** BEGIN Material provided **

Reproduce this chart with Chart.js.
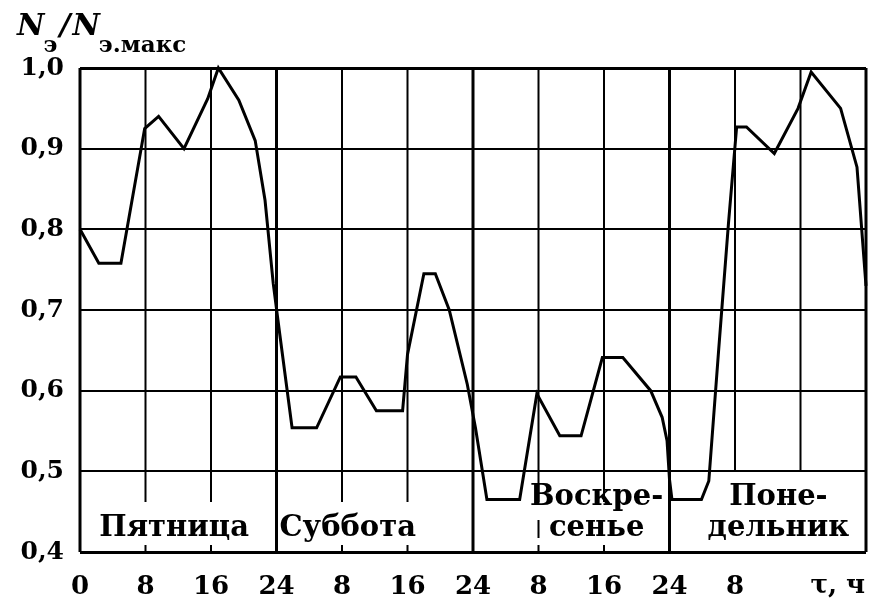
<!DOCTYPE html>
<html>
<head>
<meta charset="utf-8">
<script src="https://cdn.jsdelivr.net/npm/chart.js@4"></script>
<style>
  body { margin: 0; background: #fff; }
  #wrap { width: 878px; height: 603px; position: relative; }
</style>
</head>
<body>
<div id="wrap"><canvas id="c"></canvas></div>
<script>
// hours since Friday 0:00, relative power N/Nmax
const hours = [0, 2.3, 5.0, 7.9, 9.6, 12.7, 15.6, 16.9, 19.4, 21.4, 22.6, 23.6, 24.4, 25.9, 28.9,
  31.8, 33.7, 36.2, 39.4, 40.0, 42.0, 43.4, 45.1, 47.3, 48.3, 49.7, 53.7,
  55.8, 58.6, 61.2, 63.8, 66.3, 69.7, 71.1, 71.7, 72.0, 72.3, 75.9, 76.8,
  78.0, 79.2, 80.2, 81.4, 84.8, 87.7, 89.3, 92.9, 94.9, 96];
const values = [0.80, 0.758, 0.758, 0.925, 0.94, 0.90, 0.962, 1.0, 0.96, 0.91, 0.836, 0.733, 0.67, 0.554, 0.554,
  0.617, 0.617, 0.575, 0.575, 0.645, 0.745, 0.745, 0.70, 0.608, 0.554, 0.465, 0.465,
  0.596, 0.544, 0.544, 0.641, 0.641, 0.60, 0.567, 0.538, 0.49, 0.465, 0.465, 0.488,
  0.65, 0.807, 0.927, 0.927, 0.894, 0.95, 0.995, 0.95, 0.877, 0.73];

const xTickLabels = ['0', '8', '16', '24', '8', '16', '24', '8', '16', '24', '8', '', ''];
const yTickLabels = ['0,4', '0,5', '0,6', '0,7', '0,8', '0,9', '1,0'];
const dayNames = [['Пятница'], ['Суббота'], ['Воскре-', 'сенье'], ['Поне-', 'дельник']];
const axisName = 'τ, ч';

const SERIF = '"DejaVu Serif", "Liberation Serif", serif';

// grid lines that stop above the day names + texts
const decor = {
  id: 'decor',
  beforeDatasetsDraw(chart) {
    const { ctx, chartArea: a, scales: { x, y } } = chart;
    ctx.save();
    ctx.strokeStyle = '#000';
    for (let h = 0; h <= 96; h += 8) {
      const px = x.getPixelForValue(h);
      const full = h % 24 === 0;
      ctx.lineWidth = full ? 3 : 2;
      ctx.beginPath();
      ctx.moveTo(px, a.top);
      if (full) {
        ctx.lineTo(px, a.bottom);
      } else {
        ctx.lineTo(px, y.getPixelForValue(h >= 80 ? 0.5 : 0.462));
        if (h < 72) {
          ctx.moveTo(px, a.bottom - 7);
          ctx.lineTo(px, a.bottom);
        }
        if (h === 56) {
          ctx.moveTo(px, a.bottom - 32);
          ctx.lineTo(px, a.bottom - 14);
        }
      }
      ctx.stroke();
    }
    ctx.restore();
  },
  afterDraw(chart) {
    const { ctx, chartArea: a, scales: { x } } = chart;
    ctx.save();
    ctx.fillStyle = '#000';
    ctx.textBaseline = 'alphabetic';

    // day names
    ctx.font = 'bold 29px ' + SERIF;
    ctx.textAlign = 'center';
    const centers = [11.5, 32.7, 63.1, 85.3];
    dayNames.forEach((lines, i) => {
      const cx = x.getPixelForValue(centers[i]);
      if (lines.length === 1) {
        ctx.fillText(lines[0], cx, a.bottom - 16);
      } else {
        ctx.fillText(lines[0], cx, a.bottom - 47);
        ctx.fillText(lines[1], cx, a.bottom - 16);
      }
    });

    // axis name
    ctx.textAlign = 'left';
    ctx.font = 'bold 26px ' + SERIF;
    ctx.fillText(axisName, x.getPixelForValue(88) + 10, 593);

    // y title N_э/N_э.макс
    let px = 17;
    const part = (txt, font, base, gap) => {
      ctx.font = font;
      ctx.fillText(txt, px, base);
      px += ctx.measureText(txt).width + (gap || 0);
    };
    part('N', 'italic bold 30px ' + SERIF, 35, -1);
    part('э', 'bold 23px ' + SERIF, 52, 2);
    part('/', 'italic bold 30px ' + SERIF, 35, 2);
    part('N', 'italic bold 30px ' + SERIF, 35, -1);
    part('э.макс', 'bold 23px ' + SERIF, 52);
    ctx.restore();
  }
};

new Chart(document.getElementById('c'), {
  type: 'line',
  data: {
    datasets: [{
      data: hours.map((h, i) => ({ x: h, y: values[i] })),
      borderColor: '#000',
      borderWidth: 3,
      pointRadius: 0,
      tension: 0,
      fill: false,
      clip: 4
    }]
  },
  options: {
    responsive: true,
    maintainAspectRatio: false,
    animation: false,
    layout: { padding: { top: 68, right: 6, left: 0, bottom: 0 } },
    plugins: { legend: { display: false }, tooltip: { enabled: false } },
    scales: {
      x: {
        type: 'linear',
        min: 0,
        max: 96,
        afterFit: s => { s.height = 51; },
        afterBuildTicks: s => { s.ticks = xTickLabels.map((_, i) => ({ value: i * 8 })); },
        grid: { display: false },
        border: { display: false },
        ticks: {
          color: '#000',
          padding: 12,
          maxRotation: 0,
          autoSkip: false,
          font: { family: SERIF, size: 26, weight: 'bold' },
          callback: (v, i) => xTickLabels[i]
        }
      },
      y: {
        min: 0.4,
        max: 1.0,
        afterFit: s => { s.width = 80; },
        afterBuildTicks: s => { s.ticks = yTickLabels.map((_, i) => ({ value: 0.4 + i * 0.1 })); },
        grid: {
          color: '#000',
          drawTicks: false,
          lineWidth: c => (c.index === 0 || c.index === yTickLabels.length - 1) ? 3 : 2
        },
        border: { display: false },
        ticks: {
          color: '#000',
          padding: 16,
          font: { family: SERIF, size: 25, weight: 'bold' },
          callback: (v, i) => yTickLabels[i]
        }
      }
    }
  },
  plugins: [decor]
});
</script>
</body>
</html>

** END Material provided **

#### Your task:
Without the pictures, repeat the listing above exactly.

#### Exercise output:
Reproduce this chart with Chart.js.
<!DOCTYPE html>
<html>
<head>
<meta charset="utf-8">
<script src="https://cdn.jsdelivr.net/npm/chart.js@4"></script>
<style>
  body { margin: 0; background: #fff; }
  #wrap { width: 878px; height: 603px; position: relative; }
</style>
</head>
<body>
<div id="wrap"><canvas id="c"></canvas></div>
<script>
// hours since Friday 0:00, relative power N/Nmax
const hours = [0, 2.3, 5.0, 7.9, 9.6, 12.7, 15.6, 16.9, 19.4, 21.4, 22.6, 23.6, 24.4, 25.9, 28.9,
  31.8, 33.7, 36.2, 39.4, 40.0, 42.0, 43.4, 45.1, 47.3, 48.3, 49.7, 53.7,
  55.8, 58.6, 61.2, 63.8, 66.3, 69.7, 71.1, 71.7, 72.0, 72.3, 75.9, 76.8,
  78.0, 79.2, 80.2, 81.4, 84.8, 87.7, 89.3, 92.9, 94.9, 96];
const values = [0.80, 0.758, 0.758, 0.925, 0.94, 0.90, 0.962, 1.0, 0.96, 0.91, 0.836, 0.733, 0.67, 0.554, 0.554,
  0.617, 0.617, 0.575, 0.575, 0.645, 0.745, 0.745, 0.70, 0.608, 0.554, 0.465, 0.465,
  0.596, 0.544, 0.544, 0.641, 0.641, 0.60, 0.567, 0.538, 0.49, 0.465, 0.465, 0.488,
  0.65, 0.807, 0.927, 0.927, 0.894, 0.95, 0.995, 0.95, 0.877, 0.73];

const xTickLabels = ['0', '8', '16', '24', '8', '16', '24', '8', '16', '24', '8', '', ''];
const yTickLabels = ['0,4', '0,5', '0,6', '0,7', '0,8', '0,9', '1,0'];
const dayNames = [['Пятница'], ['Суббота'], ['Воскре-', 'сенье'], ['Поне-', 'дельник']];
const axisName = 'τ, ч';

const SERIF = '"DejaVu Serif", "Liberation Serif", serif';

// grid lines that stop above the day names + texts
const decor = {
  id: 'decor',
  beforeDatasetsDraw(chart) {
    const { ctx, chartArea: a, scales: { x, y } } = chart;
    ctx.save();
    ctx.strokeStyle = '#000';
    for (let h = 0; h <= 96; h += 8) {
      const px = x.getPixelForValue(h);
      const full = h % 24 === 0;
      ctx.lineWidth = full ? 3 : 2;
      ctx.beginPath();
      ctx.moveTo(px, a.top);
      if (full) {
        ctx.lineTo(px, a.bottom);
      } else {
        ctx.lineTo(px, y.getPixelForValue(h >= 80 ? 0.5 : 0.462));
        if (h < 72) {
          ctx.moveTo(px, a.bottom - 7);
          ctx.lineTo(px, a.bottom);
        }
        if (h === 56) {
          ctx.moveTo(px, a.bottom - 32);
          ctx.lineTo(px, a.bottom - 14);
        }
      }
      ctx.stroke();
    }
    ctx.restore();
  },
  afterDraw(chart) {
    const { ctx, chartArea: a, scales: { x } } = chart;
    ctx.save();
    ctx.fillStyle = '#000';
    ctx.textBaseline = 'alphabetic';

    // day names
    ctx.font = 'bold 29px ' + SERIF;
    ctx.textAlign = 'center';
    const centers = [11.5, 32.7, 63.1, 85.3];
    dayNames.forEach((lines, i) => {
      const cx = x.getPixelForValue(centers[i]);
      if (lines.length === 1) {
        ctx.fillText(lines[0], cx, a.bottom - 16);
      } else {
        ctx.fillText(lines[0], cx, a.bottom - 47);
        ctx.fillText(lines[1], cx, a.bottom - 16);
      }
    });

    // axis name
    ctx.textAlign = 'left';
    ctx.font = 'bold 26px ' + SERIF;
    ctx.fillText(axisName, x.getPixelForValue(88) + 10, 593);

    // y title N_э/N_э.макс
    let px = 17;
    const part = (txt, font, base, gap) => {
      ctx.font = font;
      ctx.fillText(txt, px, base);
      px += ctx.measureText(txt).width + (gap || 0);
    };
    part('N', 'italic bold 30px ' + SERIF, 35, -1);
    part('э', 'bold 23px ' + SERIF, 52, 2);
    part('/', 'italic bold 30px ' + SERIF, 35, 2);
    part('N', 'italic bold 30px ' + SERIF, 35, -1);
    part('э.макс', 'bold 23px ' + SERIF, 52);
    ctx.restore();
  }
};

new Chart(document.getElementById('c'), {
  type: 'line',
  data: {
    datasets: [{
      data: hours.map((h, i) => ({ x: h, y: values[i] })),
      borderColor: '#000',
      borderWidth: 3,
      pointRadius: 0,
      tension: 0,
      fill: false,
      clip: 4
    }]
  },
  options: {
    responsive: true,
    maintainAspectRatio: false,
    animation: false,
    layout: { padding: { top: 68, right: 6, left: 0, bottom: 0 } },
    plugins: { legend: { display: false }, tooltip: { enabled: false } },
    scales: {
      x: {
        type: 'linear',
        min: 0,
        max: 96,
        afterFit: s => { s.height = 51; },
        afterBuildTicks: s => { s.ticks = xTickLabels.map((_, i) => ({ value: i * 8 })); },
        grid: { display: false },
        border: { display: false },
        ticks: {
          color: '#000',
          padding: 12,
          maxRotation: 0,
          autoSkip: false,
          font: { family: SERIF, size: 26, weight: 'bold' },
          callback: (v, i) => xTickLabels[i]
        }
      },
      y: {
        min: 0.4,
        max: 1.0,
        afterFit: s => { s.width = 80; },
        afterBuildTicks: s => { s.ticks = yTickLabels.map((_, i) => ({ value: 0.4 + i * 0.1 })); },
        grid: {
          color: '#000',
          drawTicks: false,
          lineWidth: c => (c.index === 0 || c.index === yTickLabels.length - 1) ? 3 : 2
        },
        border: { display: false },
        ticks: {
          color: '#000',
          padding: 16,
          font: { family: SERIF, size: 25, weight: 'bold' },
          callback: (v, i) => yTickLabels[i]
        }
      }
    }
  },
  plugins: [decor]
});
</script>
</body>
</html>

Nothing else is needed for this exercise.